1. In his first two enumerations of error, Taylor questions the validity of his sentencing under OCGA § 17-10-7, the recidivist statute. We find that these claims have been waived. Taylor raised objections to his sentencing under the recidivist statute at the presentence hearing. He failed, however, to include an appeal from his sentence at the time he appealed his conviction. Taylor, “having once invoked the appellate process, cannot now seek to raise issues which should have been raised in that appeal.” Carver v. State.2 See also Ardeneaux v. State;3 Brainard v. State.4
2. In his third enumeration of error, Taylor argues that he did not waive his right to a presentence hearing. Our review of the record indicates that the trial court did, in fact, hold a presentence hearing. This enumeration of error is meritless.

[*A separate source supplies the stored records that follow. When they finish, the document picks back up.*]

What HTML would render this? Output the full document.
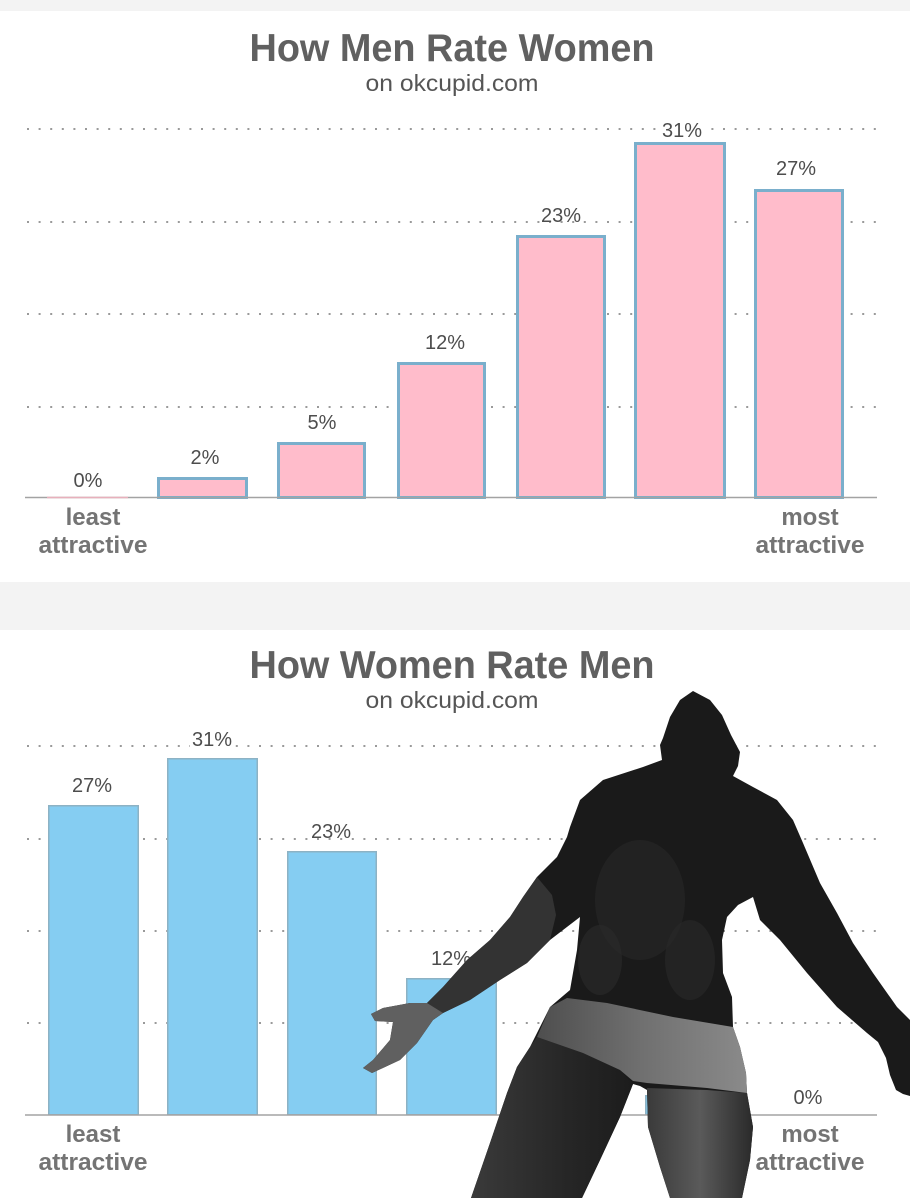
<!DOCTYPE html>
<html>
<head>
<meta charset="utf-8">
<style>
  html,body{margin:0;padding:0;background:#fff;}
  body{width:910px;height:1198px;overflow:hidden;}
  svg{display:block;}
  .title{font-family:"Liberation Sans",sans-serif;font-weight:bold;fill:#606060;}
  .sub{font-family:"Liberation Sans",sans-serif;fill:#555;}
  .lbl{font-family:"Liberation Sans",sans-serif;fill:#4d4d4d;font-size:20px;}
  .ax{font-family:"Liberation Sans",sans-serif;font-weight:bold;fill:#747474;font-size:24px;}
  .grid{stroke:#9a9a9a;stroke-width:2;stroke-dasharray:2 9.6;}
</style>
</head>
<body>
<svg width="910" height="1198" viewBox="0 0 910 1198" xmlns="http://www.w3.org/2000/svg">
  <defs>
    <linearGradient id="shorts" x1="0" y1="0" x2="1" y2="0">
      <stop offset="0" stop-color="#4e4e4e"/>
      <stop offset="0.5" stop-color="#707070"/>
      <stop offset="1" stop-color="#8a8a8a"/>
    </linearGradient>
    <linearGradient id="legR" x1="0" y1="0" x2="1" y2="0">
      <stop offset="0" stop-color="#3a3a3a"/>
      <stop offset="0.5" stop-color="#5a5a5a"/>
      <stop offset="1" stop-color="#2a2a2a"/>
    </linearGradient>
    <linearGradient id="legL" x1="0" y1="0" x2="1" y2="0">
      <stop offset="0" stop-color="#3a3a3a"/>
      <stop offset="0.6" stop-color="#262626"/>
      <stop offset="1" stop-color="#1c1c1c"/>
    </linearGradient>
  </defs>

  <rect x="0" y="0" width="910" height="1198" fill="#ffffff"/>
  <rect x="0" y="0" width="910" height="11" fill="#f3f3f3"/>
  <rect x="0" y="582" width="910" height="48" fill="#f3f3f3"/>

  <!-- ================= TOP CHART ================= -->
  <text class="title" x="452" y="61" font-size="39" text-anchor="middle" textLength="405" lengthAdjust="spacingAndGlyphs">How Men Rate Women</text>
  <text class="sub" x="452" y="91" font-size="23" text-anchor="middle" textLength="173" lengthAdjust="spacingAndGlyphs">on okcupid.com</text>

  <line class="grid" x1="27" y1="129" x2="877" y2="129"/>
  <line class="grid" x1="27" y1="222" x2="877" y2="222"/>
  <line class="grid" x1="27" y1="314" x2="877" y2="314"/>
  <line class="grid" x1="27" y1="407" x2="877" y2="407"/>

  <g fill="#ffbccb" stroke="#7aafcc" stroke-width="3">
    <rect x="158.5" y="478.5" width="88" height="19"/>
    <rect x="278.5" y="443.5" width="86" height="54"/>
    <rect x="398.5" y="363.5" width="86" height="134"/>
    <rect x="517.5" y="236.5" width="87" height="261"/>
    <rect x="635.5" y="143.5" width="89" height="354"/>
    <rect x="755.5" y="190.5" width="87" height="307"/>
  </g>
  <line x1="25" y1="497.5" x2="877" y2="497.5" stroke="#a3a3a3" stroke-width="1.5"/>
  <line x1="47" y1="497.5" x2="128" y2="497.5" stroke="#e8b0bc" stroke-width="1.5"/>

  <text class="lbl" x="88" y="487" text-anchor="middle">0%</text>
  <text class="lbl" x="205" y="464" text-anchor="middle">2%</text>
  <text class="lbl" x="322" y="429" text-anchor="middle">5%</text>
  <text class="lbl" x="445" y="349" text-anchor="middle">12%</text>
  <text class="lbl" x="561" y="222" text-anchor="middle">23%</text>
  <rect x="660" y="118" width="44" height="22" fill="#fff"/>
  <text class="lbl" x="682" y="137" text-anchor="middle">31%</text>
  <text class="lbl" x="796" y="175" text-anchor="middle">27%</text>

  <text class="ax" x="93" y="525" text-anchor="middle">least</text>
  <text class="ax" x="93" y="553" text-anchor="middle" textLength="109" lengthAdjust="spacingAndGlyphs">attractive</text>
  <text class="ax" x="810" y="525" text-anchor="middle">most</text>
  <text class="ax" x="810" y="553" text-anchor="middle" textLength="109" lengthAdjust="spacingAndGlyphs">attractive</text>

  <!-- ================= BOTTOM CHART ================= -->
  <text class="title" x="452" y="678" font-size="39" text-anchor="middle" textLength="405" lengthAdjust="spacingAndGlyphs">How Women Rate Men</text>
  <text class="sub" x="452" y="708" font-size="23" text-anchor="middle" textLength="173" lengthAdjust="spacingAndGlyphs">on okcupid.com</text>

  <line class="grid" x1="27" y1="746" x2="877" y2="746"/>
  <line class="grid" x1="27" y1="839" x2="877" y2="839"/>
  <line class="grid" x1="27" y1="931" x2="877" y2="931"/>
  <line class="grid" x1="27" y1="1023" x2="877" y2="1023"/>

  <g fill="#85cdf2" stroke="#8db2c4" stroke-width="1.5">
    <rect x="48.75" y="805.75" width="89.5" height="309"/>
    <rect x="167.75" y="758.75" width="89.5" height="356"/>
    <rect x="287.75" y="851.75" width="88.5" height="263"/>
    <rect x="406.75" y="978.75" width="89.5" height="136"/>
    <rect x="526.75" y="1059.75" width="89.5" height="55"/>
    <rect x="645.75" y="1095.75" width="89.5" height="19"/>
  </g>
  <line x1="25" y1="1115" x2="877" y2="1115" stroke="#a3a3a3" stroke-width="1.5"/>

  <text class="lbl" x="92" y="792" text-anchor="middle">27%</text>
  <rect x="190" y="733" width="44" height="22" fill="#fff"/>
  <text class="lbl" x="212" y="746" text-anchor="middle">31%</text>
  <text class="lbl" x="331" y="838" text-anchor="middle">23%</text>
  <text class="lbl" x="451" y="965" text-anchor="middle">12%</text>
  <text class="lbl" x="571" y="1046" text-anchor="middle">5%</text>
  <text class="lbl" x="690" y="1082" text-anchor="middle">2%</text>
  <text class="lbl" x="808" y="1104" text-anchor="middle">0%</text>

  <text class="ax" x="93" y="1142" text-anchor="middle">least</text>
  <text class="ax" x="93" y="1170" text-anchor="middle" textLength="109" lengthAdjust="spacingAndGlyphs">attractive</text>
  <text class="ax" x="810" y="1142" text-anchor="middle">most</text>
  <text class="ax" x="810" y="1170" text-anchor="middle" textLength="109" lengthAdjust="spacingAndGlyphs">attractive</text>

  <!-- ================= FIGURE (silhouette) ================= -->
  <g>
    <polygon fill="#1a1a1a" points="693,691 710,700 722,715 731,735 740,752 738,766 733,776 753,787 777,800 793,820 803,843 820,883 837,913 853,943 873,973 897,1007 910,1020 910,1096 903,1094 896,1090 890,1075 886,1058 878,1042 867,1033 837,1007 807,973 780,940 760,920 753,897 738,905 727,917 722,940 723,973 732,997 733,1027 740,1047 746,1073 747,1093 753,1127 750,1160 742,1198 670,1198 660,1167 648,1127 647,1090 640,1086 633,1084 620,1117 600,1160 582,1198 471,1198 490,1143 507,1093 517,1067 530,1047 537,1033 550,1007 570,990 577,950 580,917 550,940 527,963 500,980 470,1000 443,1013 433,1020 417,1043 400,1060 372,1073 363,1068 373,1060 390,1040 393,1022 375,1021 371,1014 383,1008 410,1003 427,1003 443,987 467,960 490,940 510,917 523,897 537,877 557,857 567,837 570,827 580,800 603,780 643,767 662,760 660,745 663,738 670,717 680,700"/>
    <polygon fill="#383838" opacity="0.85" points="427,1003 443,987 467,960 490,940 510,917 523,897 537,877 552,895 556,915 550,940 527,963 500,980 470,1000 443,1013 433,1020"/>
    <polygon fill="#606060" points="433,1020 417,1043 400,1060 372,1073 363,1068 373,1060 390,1040 393,1022 375,1021 371,1014 383,1008 410,1003 427,1003 443,1013"/>
    <ellipse cx="640" cy="900" rx="45" ry="60" fill="#262626" opacity="0.7"/>
    <ellipse cx="600" cy="960" rx="22" ry="35" fill="#2c2c2c" opacity="0.6"/>
    <ellipse cx="690" cy="960" rx="25" ry="40" fill="#2a2a2a" opacity="0.6"/>
    <polygon fill="url(#legL)" points="537,1037 583,1053 620,1070 633,1084 620,1117 600,1160 582,1198 471,1198 490,1143 507,1093 517,1067 530,1047"/>
    <polygon fill="url(#legR)" points="647,1088 707,1090 747,1093 753,1127 750,1160 742,1198 670,1198 660,1167 648,1127"/>
    <polygon fill="url(#shorts)" points="567,998 607,1003 673,1017 733,1027 740,1047 746,1073 747,1093 707,1088 647,1083 633,1081 620,1070 583,1053 537,1037 550,1007"/>
  </g>
</svg>
</body>
</html>
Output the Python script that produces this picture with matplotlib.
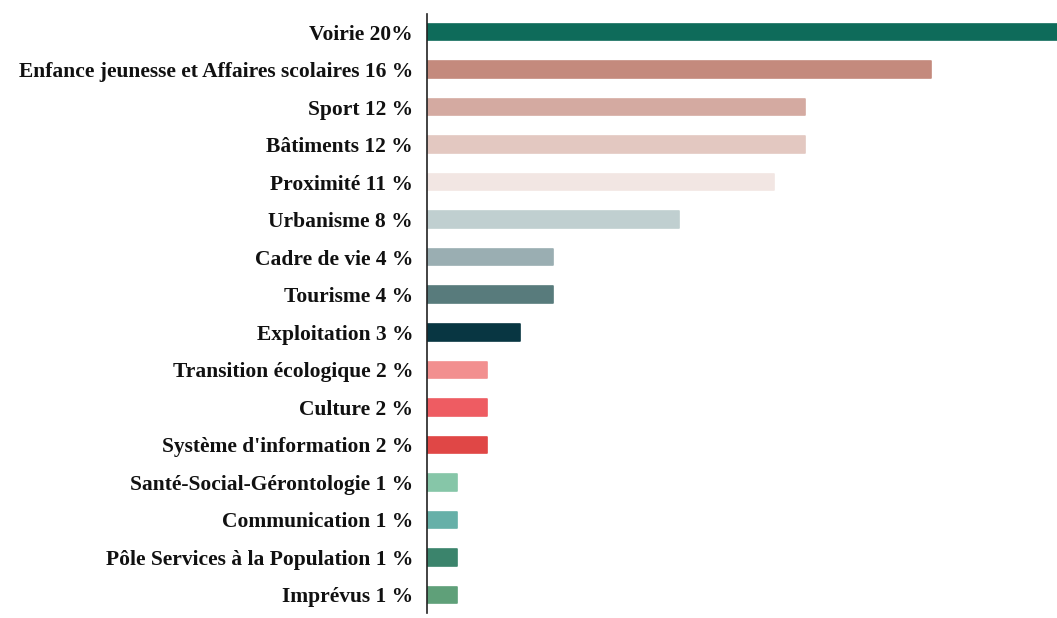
import matplotlib
matplotlib.use("Agg")
import matplotlib.pyplot as plt

categories = [
    "Voirie", "Enfance jeunesse et Affaires scolaires", "Sport", "Bâtiments",
    "Proximité", "Urbanisme", "Cadre de vie", "Tourisme", "Exploitation",
    "Transition écologique", "Culture", "Système d'information",
    "Santé-Social-Gérontologie", "Communication", "Pôle Services à la Population",
    "Imprévus",
]
pct_labels = ["20%", "16 %", "12 %", "12 %", "11 %", "8 %", "4 %", "4 %", "3 %",
              "2 %", "2 %", "2 %", "1 %", "1 %", "1 %", "1 %"]
values = [20.0, 16.0, 12.0, 12.0, 11.0, 8.0, 4.0, 4.0, 2.95, 1.9, 1.9, 1.9,
          0.95, 0.95, 0.95, 0.95]
colors = ["#0e6b5a", "#c48a7d", "#d4aaa1", "#e3c8c1", "#f2e6e3", "#c0cfd0",
          "#9aaeb2", "#587b7c", "#083642", "#f28f8f", "#ee5c62", "#e04746",
          "#86c6a8", "#66b0a8", "#3b846c", "#5fa079"]

fig = plt.figure(figsize=(10.57, 6.18), dpi=100)
ax = fig.add_axes([427 / 1057, 1 - 613 / 618, 1 - 427 / 1057, (613 - 14) / 618])

ypos = list(range(len(categories)))
bars = ax.barh(ypos, values, height=0.44, color=colors, edgecolor=colors,
               linewidth=1.2)
for b in bars:
    b.set_joinstyle("round")

ax.set_xlim(0, 20)
ax.set_ylim(len(categories) - 0.52, -0.48)
labels = [f"{c} {p}" for c, p in zip(categories, pct_labels)]
ax.set_yticks(ypos)
ax.set_yticklabels(labels, fontfamily="Liberation Serif", fontweight="bold",
                   fontsize=15.5, color="#111111")
ax.tick_params(axis="y", length=0, pad=10)
ax.set_xticks([])
for s in ["top", "right", "bottom"]:
    ax.spines[s].set_visible(False)
ax.spines["left"].set_color("#222222")
ax.spines["left"].set_linewidth(1.2)

fig.savefig("out.png", dpi=100)
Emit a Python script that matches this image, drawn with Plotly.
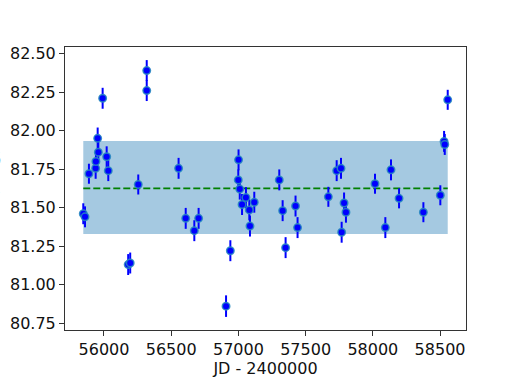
import plotly.graph_objects as go

# JD - 2400000 of each measurement
jd = [55846, 55859, 55888, 55938, 55940, 55953, 55958, 55990, 56020, 56032,
      56180, 56195, 56255, 56318, 56318, 56555, 56608, 56672, 56704, 56908,
      56940, 57001, 56999, 57010, 57027, 57056, 57081, 57086, 57118, 57304,
      57329, 57351, 57425, 57440, 57669, 57731, 57763, 57768, 57786, 57800,
      58016, 58093, 58135, 58195, 58376, 58502, 58530, 58535, 58557]
# measured values
val = [81.46, 81.44, 81.72, 81.755, 81.80, 81.95, 81.86, 82.21, 81.83, 81.74,
       81.13, 81.14, 81.65, 82.39, 82.26, 81.755, 81.43, 81.35, 81.43, 80.86,
       81.22, 81.81, 81.68, 81.62, 81.52, 81.565, 81.485, 81.38, 81.535, 81.68,
       81.48, 81.24, 81.51, 81.37, 81.57, 81.74, 81.755, 81.34, 81.53, 81.47,
       81.655, 81.37, 81.745, 81.56, 81.47, 81.58, 81.93, 81.91, 82.20]
# 1-sigma errors
err = [0.068, 0.068, 0.065, 0.068, 0.068, 0.07, 0.068, 0.068, 0.068, 0.068,
       0.068, 0.068, 0.065, 0.068, 0.068, 0.068, 0.068, 0.068, 0.068, 0.07,
       0.068, 0.068, 0.068, 0.068, 0.068, 0.068, 0.068, 0.068, 0.068, 0.068,
       0.068, 0.068, 0.068, 0.068, 0.065, 0.068, 0.068, 0.068, 0.068, 0.068,
       0.065, 0.068, 0.068, 0.065, 0.065, 0.065, 0.068, 0.068, 0.065]

# mean level and +/- 1 sigma band
mean_level = 81.625
band_lo = 81.328
band_hi = 81.932

x_ticks = [56000, 56500, 57000, 57500, 58000, 58500]
y_ticks = [80.75, 81.00, 81.25, 81.50, 81.75, 82.00, 82.25, 82.50]

x0, x1 = min(jd), max(jd)

fig = go.Figure()

# shaded band
fig.add_trace(go.Scatter(x=[x0, x1, x1, x0, x0], y=[band_lo, band_lo, band_hi, band_hi, band_lo],
                         mode='lines', fill='toself', fillcolor='rgba(31,119,180,0.4)',
                         line=dict(width=0), hoverinfo='skip', showlegend=False))

# mean line
fig.add_trace(go.Scatter(x=[x0, x1], y=[mean_level, mean_level], mode='lines',
                         line=dict(color='#008000', width=1.6, dash='7px,3px'),
                         showlegend=False))

# data points with error bars
fig.add_trace(go.Scatter(x=jd, y=val, mode='markers',
                         marker=dict(size=7.5, color='#0000ff',
                                     line=dict(width=1.5, color='rgba(40,140,190,0.85)')),
                         error_y=dict(type='data', array=err, color='#0000ff',
                                      thickness=2, width=0),
                         showlegend=False))

axis_font = dict(family='DejaVu Sans', size=16, color='#111')

fig.update_xaxes(range=[55710, 58693], tickvals=x_ticks, tickformat='d', ticks='outside',
                 ticklen=5, tickwidth=1, tickcolor='#333', showline=True, linecolor='#333',
                 linewidth=1, mirror=True, showgrid=False, zeroline=False,
                 tickfont=axis_font, automargin=False,
                 title=dict(text='JD - 2400000', font=axis_font, standoff=0))
fig.update_yaxes(range=[80.705, 82.543], tickvals=y_ticks, tickformat='.2f',
                 ticks='outside', ticklen=5, tickwidth=1, tickcolor='#333',
                 showline=True, linecolor='#333', linewidth=1, mirror=True,
                 showgrid=False, zeroline=False, tickfont=axis_font, automargin=False)

# y label, mostly cut off by the left edge as in the original
fig.add_annotation(text='DM (mag)', xref='paper', yref='paper', x=-0.155, y=0.5,
                   xanchor='right', yanchor='middle', textangle=-90,
                   showarrow=False, font=axis_font)

fig.update_layout(width=518, height=388, plot_bgcolor='white', paper_bgcolor='white',
                  margin=dict(l=65, r=52, t=47, b=58, autoexpand=False),
                  font=dict(family='DejaVu Sans'))

fig.write_html("out.html", config={'displayModeBar': False},
               post_script="document.body.style.margin='0';")
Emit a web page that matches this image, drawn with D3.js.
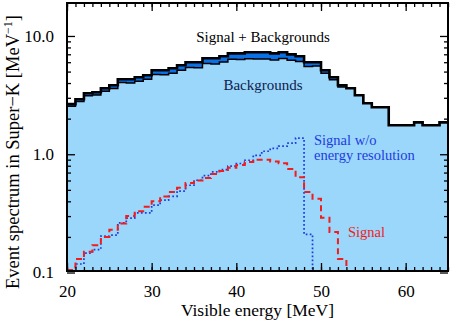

3. In his fourth enumeration of error, Taylor argues that his sentence was void. “[A] void sentence can be challenged at any time.” Baez v. State.5 However, “it is well established that the trial court has the discretion to impose sentence within the parameters prescribed by the statute and if the sentence is within the statutory limits, the appellate courts will not review it.” (Punctuation omitted.) Holland v. State.6 In the instant case, Taylor was found guilty of possession of cocaine. At the presentence hearing, three prior felony convictions were introduced in aggravation of sentencing pursuant to OCGA § 17-10-2(a). Given Taylor's prior drug convictions and the mandate of OCGA § 17-10-7(c), Taylor faced a maximum punishment of 30 years in prison under OCGA § 16-13-30(e) with no possibility of parole. He was sentenced to 25 years in prison with no possibility of parole. Since this sentence is within the statutory guidelines, we decline to review it. Id.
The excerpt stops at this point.